§ Provided data:
------------------------------------------------

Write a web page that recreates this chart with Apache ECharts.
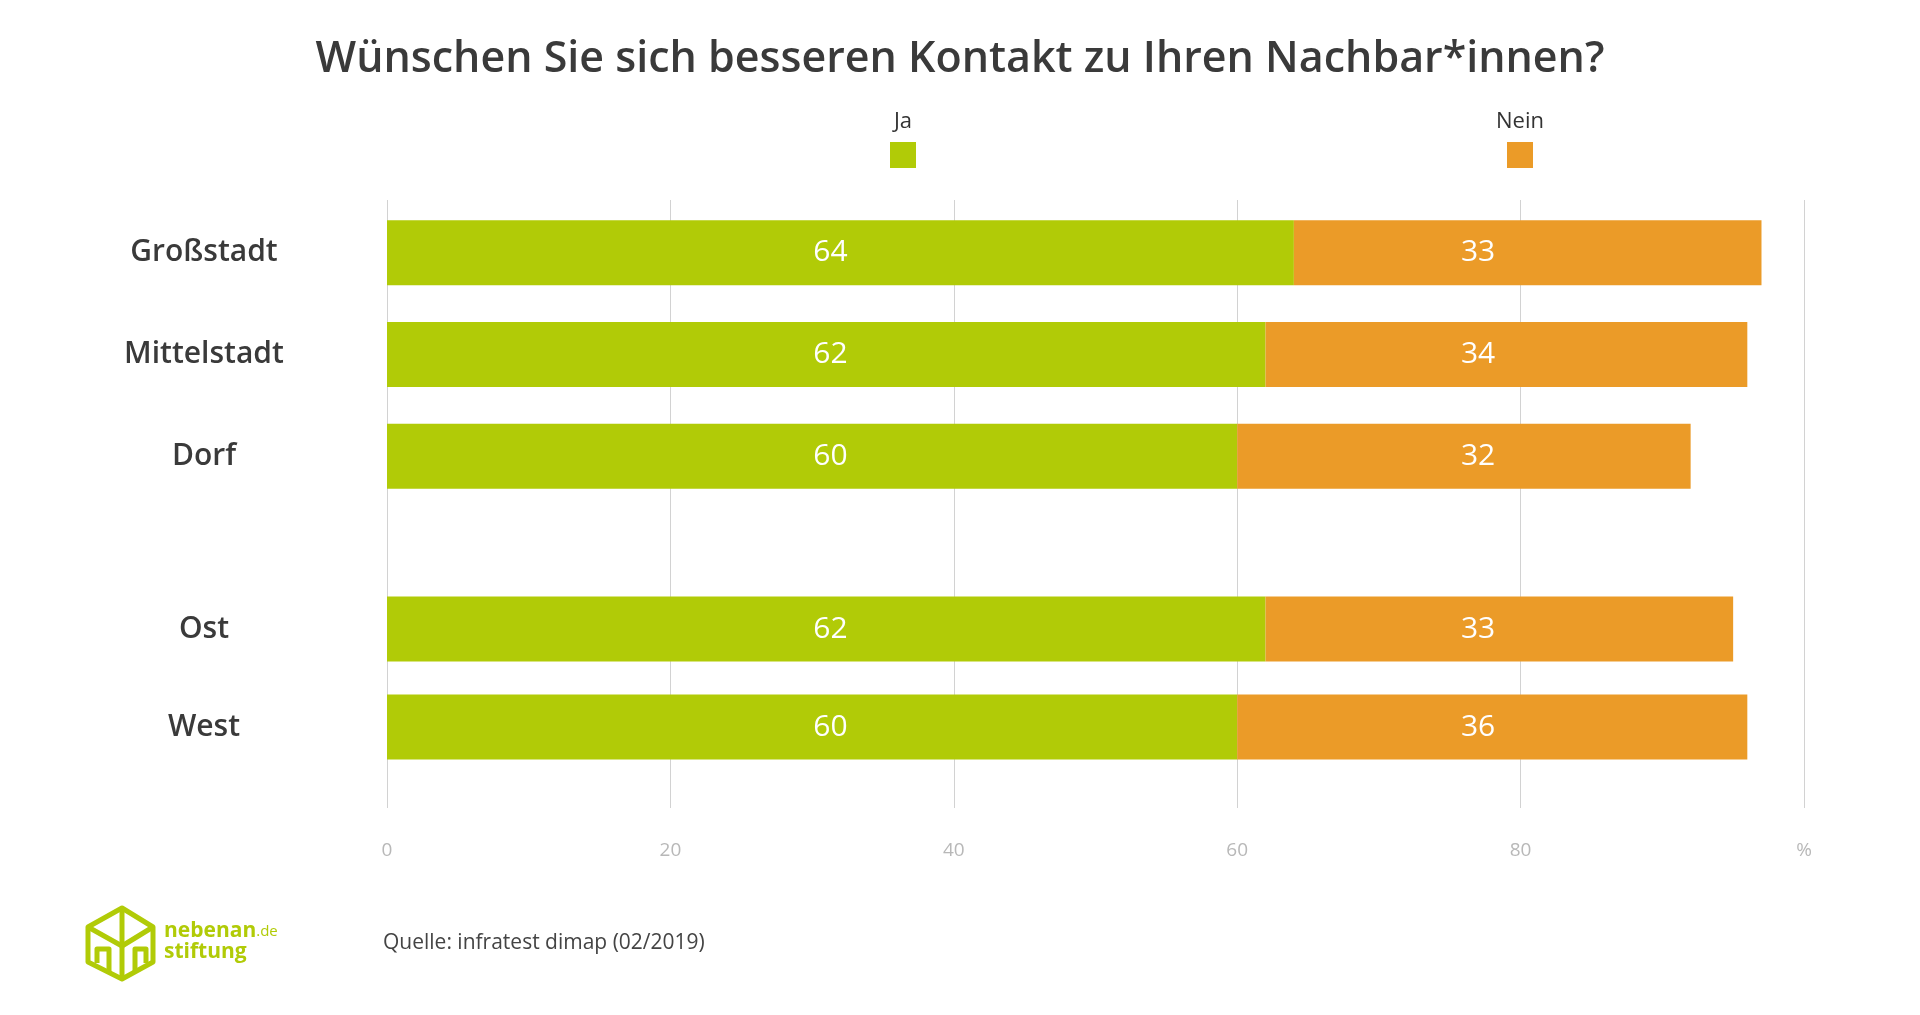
<!DOCTYPE html>
<html>
<head>
<meta charset="utf-8">
<title>Wünschen Sie sich besseren Kontakt zu Ihren Nachbar*innen?</title>
<script src="https://cdn.jsdelivr.net/npm/echarts@6/dist/echarts.min.js"></script>
<style>
  html, body { margin: 0; padding: 0; background: #fff; }
  #chart { width: 1920px; height: 1015px; }
</style>
</head>
<body>
<div id="chart"></div>
<script>
// Daten (in %)
const categoriesTop = ["Großstadt", "Mittelstadt", "Dorf"];
const jaTop = [64, 62, 60];
const neinTop = [33, 34, 32];

const categoriesBottom = ["Ost", "West"];
const jaBottom = [62, 60];
const neinBottom = [33, 36];

const xTickLabels = ["0", "20", "40", "60", "80", "%"];

const green = "#b1cb07";
const orange = "#eb9b28";
const font = "Open Sans";

// Plotbreite 1417px fuer 0..100 -> px pro Prozentpunkt
const pxPerUnit = 1417 / 100;
// Beschriftungen stehen im Original in festen Spalten
const jaLabelAt = 31.3;
const neinLabelAt = 77;

const chart = echarts.init(document.getElementById("chart"));

const hiddenX = (gridIndex) => ({
  type: "value",
  gridIndex,
  min: 0,
  max: 100,
  show: false,
});
const catY = (gridIndex, data) => ({
  type: "category",
  gridIndex,
  data,
  inverse: true,
  axisLine: { show: false },
  axisTick: { show: false },
  axisLabel: {
    margin: 183,
    align: "center",
    color: "#3a3a3a",
    fontFamily: font,
    fontSize: 30,
    fontWeight: 600,
  },
});

// starts: Beginn des Balkensegments (fuer feste Label-Spalte)
const barSeries = (name, gridIndex, data, starts, labelAt, color) => ({
  name,
  type: "bar",
  stack: "g" + gridIndex,
  xAxisIndex: gridIndex,
  yAxisIndex: gridIndex,
  barWidth: 65,
  itemStyle: { color },
  label: {
    show: true,
    color: "#fff",
    fontFamily: font,
    fontSize: 30,
    fontWeight: 500,
    align: "center",
    verticalAlign: "middle",
  },
  data: data.map((v, i) => ({
    value: v,
    label: { position: [(labelAt - starts[i]) * pxPerUnit, "50%"] },
  })),
});

const zeros = (arr) => arr.map(() => 0);

const option = {
  animation: false,
  backgroundColor: "#fff",
  textStyle: { fontFamily: font },
  title: {
    text: "Wünschen Sie sich besseren Kontakt zu Ihren Nachbar*innen?",
    left: "center",
    top: 33,
    textStyle: {
      color: "#3a3a3a",
      fontFamily: font,
      fontSize: 43,
      fontWeight: 600,
    },
  },
  legend: [
    {
      data: ["Ja"],
      left: 890,
      top: 142,
      padding: 0,
      icon: "rect",
      itemWidth: 26,
      itemHeight: 26,
      selectedMode: false,
      formatter: () => "",
    },
    {
      data: ["Nein"],
      left: 1507,
      top: 142,
      padding: 0,
      icon: "rect",
      itemWidth: 26,
      itemHeight: 26,
      selectedMode: false,
      formatter: () => "",
    },
  ],
  grid: [
    // Hintergrund mit Gitterlinien und x-Achse
    { left: 387, right: 116, top: 200, bottom: 207 },
    // Großstadt / Mittelstadt / Dorf
    { left: 387, right: 116, top: 202, bottom: 508 },
    // Ost / West
    { left: 387, right: 116, top: 580, bottom: 239 },
  ],
  xAxis: [
    {
      type: "value",
      gridIndex: 0,
      min: 0,
      max: 100,
      interval: 20,
      axisLine: { show: false },
      axisTick: { show: false },
      splitLine: { show: true, lineStyle: { color: "#d2d2d2", width: 1 } },
      axisLabel: {
        margin: 33,
        color: "#b8b8b8",
        fontFamily: font,
        fontSize: 19,
        formatter: (v) => xTickLabels[Math.round(v / 20)],
      },
    },
    hiddenX(1),
    hiddenX(2),
  ],
  yAxis: [
    { type: "value", gridIndex: 0, show: false },
    catY(1, categoriesTop),
    catY(2, categoriesBottom),
  ],
  series: [
    barSeries("Ja", 1, jaTop, zeros(jaTop), jaLabelAt, green),
    barSeries("Nein", 1, neinTop, jaTop, neinLabelAt, orange),
    barSeries("Ja", 2, jaBottom, zeros(jaBottom), jaLabelAt, green),
    barSeries("Nein", 2, neinBottom, jaBottom, neinLabelAt, orange),
  ],
  graphic: [
    // Legendentexte ueber den Quadraten
    {
      type: "text",
      x: 903,
      y: 122,
      style: { text: "Ja", fill: "#333", font: "22px 'Open Sans'", align: "center", verticalAlign: "middle" },
    },
    {
      type: "text",
      x: 1520,
      y: 122,
      style: { text: "Nein", fill: "#333", font: "22px 'Open Sans'", align: "center", verticalAlign: "middle" },
    },
    // Quelle
    {
      type: "text",
      x: 383,
      y: 943,
      style: {
        text: "Quelle: infratest dimap (02/2019)",
        fill: "#444",
        font: "21px 'Open Sans'",
        verticalAlign: "middle",
      },
    },
    // Logo nebenan.de stiftung
    {
      type: "polygon",
      shape: { points: [[122, 908], [88, 927], [88, 962], [122, 979], [153, 962], [153, 927]] },
      style: { fill: "none", stroke: green, lineWidth: 5, lineJoin: "round" },
    },
    {
      type: "polyline",
      shape: { points: [[88, 927], [122, 946], [153, 927]] },
      style: { fill: "none", stroke: green, lineWidth: 5, lineJoin: "round" },
    },
    {
      type: "polyline",
      shape: { points: [[122, 908], [122, 978]] },
      style: { fill: "none", stroke: green, lineWidth: 5 },
    },
    {
      type: "polyline",
      shape: { points: [[97, 963], [97, 949], [109, 949], [109, 972]] },
      style: { fill: "none", stroke: green, lineWidth: 5, lineJoin: "round" },
    },
    {
      type: "polyline",
      shape: { points: [[135, 972], [135, 949], [146, 949], [146, 963]] },
      style: { fill: "none", stroke: green, lineWidth: 5, lineJoin: "round" },
    },
    {
      type: "text",
      x: 164,
      y: 921,
      style: {
        text: "{b|nebenan}{s|.de}",
        rich: {
          b: { fill: green, font: "bold 21px 'Open Sans'" },
          s: { fill: green, font: "15px 'Open Sans'" },
        },
      },
    },
    {
      type: "text",
      x: 164,
      y: 942,
      style: { text: "stiftung", fill: green, font: "bold 21px 'Open Sans'" },
    },
  ],
};

chart.setOption(option);
</script>
</body>
</html>
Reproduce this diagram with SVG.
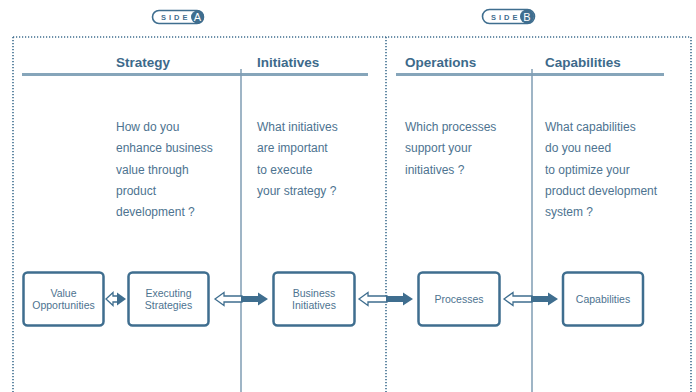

------------------------------------------------

§ Task statement:
Keep the pictures out of the copy and write out the data exactly as it stands.

§ Result:
Write a web page that recreates this chart with Apache ECharts.
<!DOCTYPE html>
<html>
<head>
<meta charset="utf-8">
<title>Wünschen Sie sich besseren Kontakt zu Ihren Nachbar*innen?</title>
<script src="https://cdn.jsdelivr.net/npm/echarts@6/dist/echarts.min.js"></script>
<style>
  html, body { margin: 0; padding: 0; background: #fff; }
  #chart { width: 1920px; height: 1015px; }
</style>
</head>
<body>
<div id="chart"></div>
<script>
// Daten (in %)
const categoriesTop = ["Großstadt", "Mittelstadt", "Dorf"];
const jaTop = [64, 62, 60];
const neinTop = [33, 34, 32];

const categoriesBottom = ["Ost", "West"];
const jaBottom = [62, 60];
const neinBottom = [33, 36];

const xTickLabels = ["0", "20", "40", "60", "80", "%"];

const green = "#b1cb07";
const orange = "#eb9b28";
const font = "Open Sans";

// Plotbreite 1417px fuer 0..100 -> px pro Prozentpunkt
const pxPerUnit = 1417 / 100;
// Beschriftungen stehen im Original in festen Spalten
const jaLabelAt = 31.3;
const neinLabelAt = 77;

const chart = echarts.init(document.getElementById("chart"));

const hiddenX = (gridIndex) => ({
  type: "value",
  gridIndex,
  min: 0,
  max: 100,
  show: false,
});
const catY = (gridIndex, data) => ({
  type: "category",
  gridIndex,
  data,
  inverse: true,
  axisLine: { show: false },
  axisTick: { show: false },
  axisLabel: {
    margin: 183,
    align: "center",
    color: "#3a3a3a",
    fontFamily: font,
    fontSize: 30,
    fontWeight: 600,
  },
});

// starts: Beginn des Balkensegments (fuer feste Label-Spalte)
const barSeries = (name, gridIndex, data, starts, labelAt, color) => ({
  name,
  type: "bar",
  stack: "g" + gridIndex,
  xAxisIndex: gridIndex,
  yAxisIndex: gridIndex,
  barWidth: 65,
  itemStyle: { color },
  label: {
    show: true,
    color: "#fff",
    fontFamily: font,
    fontSize: 30,
    fontWeight: 500,
    align: "center",
    verticalAlign: "middle",
  },
  data: data.map((v, i) => ({
    value: v,
    label: { position: [(labelAt - starts[i]) * pxPerUnit, "50%"] },
  })),
});

const zeros = (arr) => arr.map(() => 0);

const option = {
  animation: false,
  backgroundColor: "#fff",
  textStyle: { fontFamily: font },
  title: {
    text: "Wünschen Sie sich besseren Kontakt zu Ihren Nachbar*innen?",
    left: "center",
    top: 33,
    textStyle: {
      color: "#3a3a3a",
      fontFamily: font,
      fontSize: 43,
      fontWeight: 600,
    },
  },
  legend: [
    {
      data: ["Ja"],
      left: 890,
      top: 142,
      padding: 0,
      icon: "rect",
      itemWidth: 26,
      itemHeight: 26,
      selectedMode: false,
      formatter: () => "",
    },
    {
      data: ["Nein"],
      left: 1507,
      top: 142,
      padding: 0,
      icon: "rect",
      itemWidth: 26,
      itemHeight: 26,
      selectedMode: false,
      formatter: () => "",
    },
  ],
  grid: [
    // Hintergrund mit Gitterlinien und x-Achse
    { left: 387, right: 116, top: 200, bottom: 207 },
    // Großstadt / Mittelstadt / Dorf
    { left: 387, right: 116, top: 202, bottom: 508 },
    // Ost / West
    { left: 387, right: 116, top: 580, bottom: 239 },
  ],
  xAxis: [
    {
      type: "value",
      gridIndex: 0,
      min: 0,
      max: 100,
      interval: 20,
      axisLine: { show: false },
      axisTick: { show: false },
      splitLine: { show: true, lineStyle: { color: "#d2d2d2", width: 1 } },
      axisLabel: {
        margin: 33,
        color: "#b8b8b8",
        fontFamily: font,
        fontSize: 19,
        formatter: (v) => xTickLabels[Math.round(v / 20)],
      },
    },
    hiddenX(1),
    hiddenX(2),
  ],
  yAxis: [
    { type: "value", gridIndex: 0, show: false },
    catY(1, categoriesTop),
    catY(2, categoriesBottom),
  ],
  series: [
    barSeries("Ja", 1, jaTop, zeros(jaTop), jaLabelAt, green),
    barSeries("Nein", 1, neinTop, jaTop, neinLabelAt, orange),
    barSeries("Ja", 2, jaBottom, zeros(jaBottom), jaLabelAt, green),
    barSeries("Nein", 2, neinBottom, jaBottom, neinLabelAt, orange),
  ],
  graphic: [
    // Legendentexte ueber den Quadraten
    {
      type: "text",
      x: 903,
      y: 122,
      style: { text: "Ja", fill: "#333", font: "22px 'Open Sans'", align: "center", verticalAlign: "middle" },
    },
    {
      type: "text",
      x: 1520,
      y: 122,
      style: { text: "Nein", fill: "#333", font: "22px 'Open Sans'", align: "center", verticalAlign: "middle" },
    },
    // Quelle
    {
      type: "text",
      x: 383,
      y: 943,
      style: {
        text: "Quelle: infratest dimap (02/2019)",
        fill: "#444",
        font: "21px 'Open Sans'",
        verticalAlign: "middle",
      },
    },
    // Logo nebenan.de stiftung
    {
      type: "polygon",
      shape: { points: [[122, 908], [88, 927], [88, 962], [122, 979], [153, 962], [153, 927]] },
      style: { fill: "none", stroke: green, lineWidth: 5, lineJoin: "round" },
    },
    {
      type: "polyline",
      shape: { points: [[88, 927], [122, 946], [153, 927]] },
      style: { fill: "none", stroke: green, lineWidth: 5, lineJoin: "round" },
    },
    {
      type: "polyline",
      shape: { points: [[122, 908], [122, 978]] },
      style: { fill: "none", stroke: green, lineWidth: 5 },
    },
    {
      type: "polyline",
      shape: { points: [[97, 963], [97, 949], [109, 949], [109, 972]] },
      style: { fill: "none", stroke: green, lineWidth: 5, lineJoin: "round" },
    },
    {
      type: "polyline",
      shape: { points: [[135, 972], [135, 949], [146, 949], [146, 963]] },
      style: { fill: "none", stroke: green, lineWidth: 5, lineJoin: "round" },
    },
    {
      type: "text",
      x: 164,
      y: 921,
      style: {
        text: "{b|nebenan}{s|.de}",
        rich: {
          b: { fill: green, font: "bold 21px 'Open Sans'" },
          s: { fill: green, font: "15px 'Open Sans'" },
        },
      },
    },
    {
      type: "text",
      x: 164,
      y: 942,
      style: { text: "stiftung", fill: green, font: "bold 21px 'Open Sans'" },
    },
  ],
};

chart.setOption(option);
</script>
</body>
</html>
Reproduce this diagram with SVG.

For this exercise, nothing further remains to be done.